Best Practices Guide: The key to landlords’ maximization of payments in the bankruptcy setting is the immediate and timely filing of proofs of claims for unpaid rent and charges in the pre-bankruptcy period, and for unpaid rent and charges in the post-bankruptcy period. The following are some general tips for accurately completing the proof of claim forms: (1) the proof of claim form for amounts accrued in the pre-bankruptcy period should include a description of the security deposit in order to qualify the claims as partially secured; (2) the landlord should refrain from setting-off the security deposit which may trigger a violation of the automatic stay; (3) the proof of claim form should include all amounts due, including taxes, common and maintenance charges, etc.; (4) the deadlines for the submission of proof of claim forms are extremely important, as the failure to timely file a proof of claim generally excludes the landlord’s claim; (5) the landlord should consult with an attorney about possible legal actions against non-bankrupt guarantors.

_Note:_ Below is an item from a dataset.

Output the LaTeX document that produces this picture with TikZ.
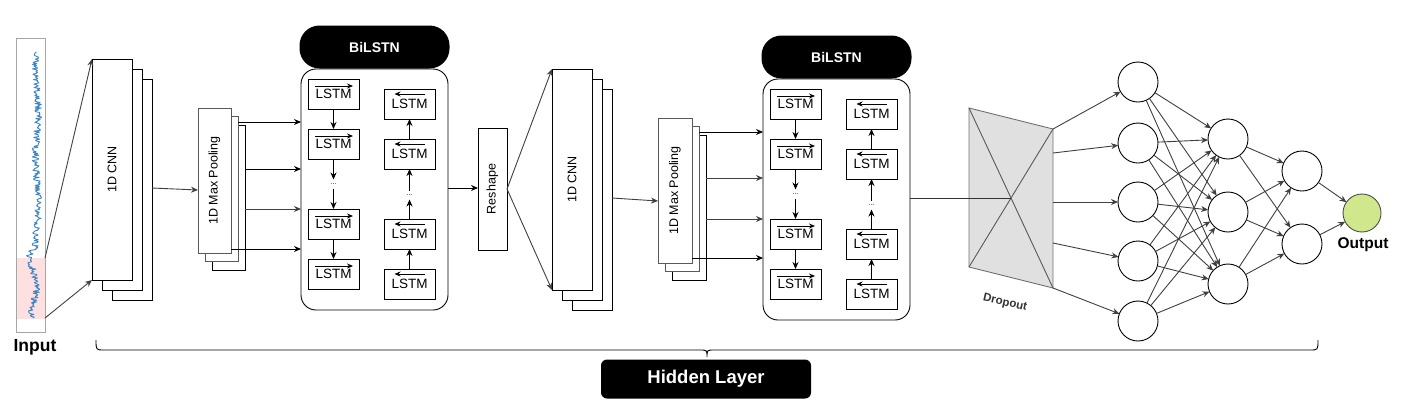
\documentclass[tikz,border=0pt]{standalone}
\usepackage{fontspec}
\setmainfont{Liberation Sans}
\usetikzlibrary{arrows.meta,calc}
\newcommand{\setfs}[1]{\fontsize{#1}{#1}\selectfont}
\tikzset{
  lw/.style={line width=0.9pt},
  box/.style={draw=black, fill=white, line width=0.9pt, inner sep=0pt, outer sep=0pt},
  gbox/.style={box, draw=black!65},
  arr/.style={-{Stealth[length=7pt,width=6pt]}, line width=0.9pt},
  garr/.style={arr, draw=black!75},
  tiparr/.style={-{Stealth[length=6pt,width=5pt]}, line width=0.8pt},
  rot/.style={rotate=90, font=\setfs{12.5}},
  bbox/.style={draw=black, fill=white, line width=0.9pt, rounded corners=15pt, minimum width=147pt, minimum height=241pt, inner sep=0pt, outer sep=0pt},
  pill/.style={fill=black, rounded corners=20pt, minimum width=150pt, minimum height=43pt, text=white, font=\bfseries\setfs{14}, inner sep=0pt},
  lstm/.style={draw=black, fill=white, line width=0.9pt, minimum width=51pt, minimum height=30pt, inner sep=0pt, outer sep=0pt, font=\setfs{13.5}, text depth=0pt, text height=9pt},
  dots/.style={inner sep=0pt, outer sep=0pt, minimum height=9pt, minimum width=8pt, font=\setfs{7}},
  neuron/.style={circle, draw=black, fill=white, line width=0.9pt, minimum size=40pt, inner sep=0pt, outer sep=0pt},
  nnarr/.style={-{Stealth[length=7pt,width=6pt]}, line width=0.9pt, draw=black!75},
}
\newcommand{\bilstmblock}[3]{%
  \begin{scope}[shift={(#2,#3)}]
    \node[bbox] (#1box) at (73.5,120.5) {};
    \node[pill] (#1pill) at (73.5,-22) {BiLSTN};
    \foreach \n/\yy in {1/25,2/75,3/155,4/205}{
      \node[lstm] (#1f\n) at (32.5,\yy) {LSTM};
      \draw[tiparr] ($(#1f\n.center)+(-18.5,-8)$) -- ++(38,0);
    }
    \foreach \n/\yy in {1/35,2/85,3/165,4/215}{
      \node[lstm] (#1b\n) at (108.5,\yy) {LSTM};
      \draw[tiparr] ($(#1b\n.center)+(15,-10)$) -- ++(-30,0);
    }
    \node[dots] (#1fd) at (32.5,115) {...};
    \node[dots] (#1bd) at (108.5,126) {...};
    \draw[arr] (#1f1) -- (#1f2);
    \draw[arr] (#1f2) -- (#1fd);
    \draw[arr] (#1fd) -- (#1f3);
    \draw[arr] (#1f3) -- (#1f4);
    \draw[arr] (#1b4) -- (#1b3);
    \draw[arr] (#1b3) -- (#1bd);
    \draw[arr] (#1bd) -- (#1b2);
    \draw[arr] (#1b2) -- (#1b1);
  \end{scope}}
\begin{document}
\begin{tikzpicture}[x=1pt,y=-1pt]
\useasboundingbox (0,0) rectangle (1412,400);

% ---------- Input ----------
\node[draw=black!35, fill=white, line width=0.9pt, minimum width=29pt, minimum height=294pt, inner sep=0pt, outer sep=0pt] (inbox) at (30.5,185) {};
\fill[red!12] (16.5,258) rectangle (44.5,319);
\pgfmathsetseed{11}
\draw[line width=0.9pt, draw={rgb,255:red,61;green,133;blue,198}, line join=round]
  plot[domain=52:318, samples=300, variable=\t] ({37 + 1.5*sin(\t*4) - 4*(\t>250)*(1+0.5*sin(\t*6)) + 3.5*rand}, \t);
\node[font=\bfseries\setfs{17.5}] (inlabel) at (35,347) {Input};
\coordinate (in1) at (45,258);
\coordinate (in2) at (45,318);

% ---------- 1D CNN (1) ----------
\node[box, minimum width=40pt, minimum height=221pt] (cnn1c) at (132,189.5) {};
\node[box, minimum width=40pt, minimum height=221pt] (cnn1b) at (122,179.5) {};
\node[box, minimum width=40pt, minimum height=221pt] (cnn1) at (112,169.5) {};
\node[rot] (cnn1t) at (112,169.5) {1D CNN};
\draw[garr] (in1) -- (cnn1.north west);
\draw[garr] (in2) -- (cnn1.south west);

% ---------- Max Pooling (1) ----------
\node[box, minimum width=33pt, minimum height=145pt] (mp1c) at (228.5,197.5) {};
\node[gbox, minimum width=33pt, minimum height=145pt] (mp1b) at (221.5,189) {};
\node[gbox, minimum width=33pt, minimum height=145pt] (mp1) at (214.5,180.5) {};
\node[rot] (mp1t) at (214.5,180.5) {1D Max Pooling};
\draw[garr] (cnn1c.east |- 0,188) -- (mp1.west |- 0,190);

% ---------- BiLSTM (1) ----------
\bilstmblock{bl}{301}{69}
\draw[arr] (mp1b.east |- 0,122) -- (blbox.west |- 0,122);
\draw[arr] (mp1c.east |- 0,169) -- (blbox.west |- 0,169);
\draw[garr] (mp1c.east |- 0,209) -- (blbox.west |- 0,209);
\draw[arr] (mp1.east |- 0,249) -- (blbox.west |- 0,249);

% ---------- Reshape ----------
\node[box, minimum width=29pt, minimum height=122pt] (reshape) at (492.5,189) {};
\node[rot, font=\setfs{12.5}] (reshapet) at (492.5,189) {Reshape};
\draw[arr] (blbox.east |- 0,188) -- (reshape.west |- 0,188);

% ---------- 1D CNN (2) ----------
\node[box, minimum width=40pt, minimum height=221pt] (cnn2c) at (592,199.5) {};
\node[box, minimum width=40pt, minimum height=221pt] (cnn2b) at (582,189.5) {};
\node[box, minimum width=40pt, minimum height=221pt] (cnn2) at (572,179.5) {};
\node[rot] (cnn2t) at (572,179.5) {1D CNN};
\draw[garr] (reshape.east) -- (cnn2.north west);
\draw[garr] (reshape.east) -- (cnn2.south west);

% ---------- Max Pooling (2) ----------
\node[box, minimum width=34pt, minimum height=145pt] (mp2c) at (689,207.5) {};
\node[gbox, minimum width=34pt, minimum height=145pt] (mp2b) at (682,199) {};
\node[gbox, minimum width=34pt, minimum height=145pt] (mp2) at (675,190.5) {};
\node[rot] (mp2t) at (675,190.5) {1D Max Pooling};
\draw[garr] (cnn2c.east |- 0,198) -- (mp2.west |- 0,201);

% ---------- BiLSTM (2) ----------
\bilstmblock{br}{763}{79}
\draw[arr] (mp2b.east |- 0,132) -- (brbox.west |- 0,132);
\draw[garr] (mp2c.east |- 0,178) -- (brbox.west |- 0,178);
\draw[garr] (mp2c.east |- 0,219) -- (brbox.west |- 0,219);
\draw[arr] (mp2.east |- 0,258) -- (brbox.west |- 0,258);

% ---------- Dropout ----------
\coordinate (d1) at (969,108);
\coordinate (d2) at (1053,129);
\coordinate (d3) at (1053,288);
\coordinate (d4) at (969,267);
\coordinate (dc) at (1011,198);
\filldraw[fill=black!12, draw=black!55, line width=0.9pt] (d1) -- (d2) -- (d3) -- (d4) -- cycle;
\draw[draw=black!65, line width=0.9pt] (d1) -- (d3) (d2) -- (d4);
\draw[draw=black!80, line width=0.9pt] (brbox.east |- dc) -- (dc);
\node[font=\bfseries\setfs{11.5}, text=black!80, rotate=-13, inner sep=0pt] (droplabel) at (1005,303) {Dropout};

% ---------- Dense network ----------
\foreach \i/\yy in {1/82,2/143,3/202,4/261,5/321}{\node[neuron] (n\i) at (1138,\yy) {};}
\foreach \i/\yy in {1/139,2/212,3/284}{\node[neuron] (h\i) at (1228,\yy) {};}
\foreach \i/\yy in {1/171,2/244}{\node[neuron] (g\i) at (1302,\yy) {};}
\node[circle, draw=black!70, fill={rgb,255:red,208;green,232;blue,139}, line width=0.9pt, minimum size=38pt, inner sep=0pt, outer sep=0pt] (out) at (1362,213) {};
\node[font=\bfseries\setfs{15.5}] (outlabel) at (1363,245) {Output};
\coordinate (dp1) at (1053,129);
\coordinate (dp2) at (1053,153);
\coordinate (dp3) at (1053,202);
\coordinate (dp4) at (1053,243);
\coordinate (dp5) at (1053,288);
\foreach \i in {1,...,5}{\draw[nnarr] (dp\i) -- (n\i);}
\foreach \i in {1,...,5}{\foreach \j in {1,2,3}{\draw[nnarr] (n\i) -- (h\j);}}
\foreach \j in {1,2,3}{\foreach \k in {1,2}{\draw[nnarr] (h\j) -- (g\k);}}
\foreach \k in {1,2}{\draw[nnarr] (g\k) -- (out);}

% ---------- Hidden layer brace ----------
\coordinate (bl0) at (96,340);
\coordinate (bmid) at (707,357);
\coordinate (br0) at (1318,340);
\draw[line width=0.9pt] (bl0) .. controls (96,350) .. (104,350) -- (700,350)
   .. controls (707,350) .. (bmid) .. controls (707,350) .. (714,350) -- (1310,350)
   .. controls (1318,350) .. (br0);
\node[fill=black, rounded corners=6pt, minimum width=210pt, minimum height=39pt, inner sep=0pt, text=white, font=\bfseries\setfs{18.5}] (hidden) at (706,379) {Hidden Layer};
\end{tikzpicture}
\end{document}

To prevent a difficult situation from turning into a catastrophe, landlords must put in place a contingency plan for the possibility of tenant bankruptcies. The relatively fast pace of bankruptcy proceedings require that landlords act promptly and decisively to avoid the pitfalls of untimely submissions of proof of claim forms, violations of the automatic stay, and untimely objections to the bankrupt tenant’s election in its decision to assume, assign, or reject a lease. With proper planning, landlords can mitigate problems and salvage the greatest possible recovery in a tenant bankruptcy. As the immemorial cliché goes, “an ounce of prevention is worth a pound of cure.”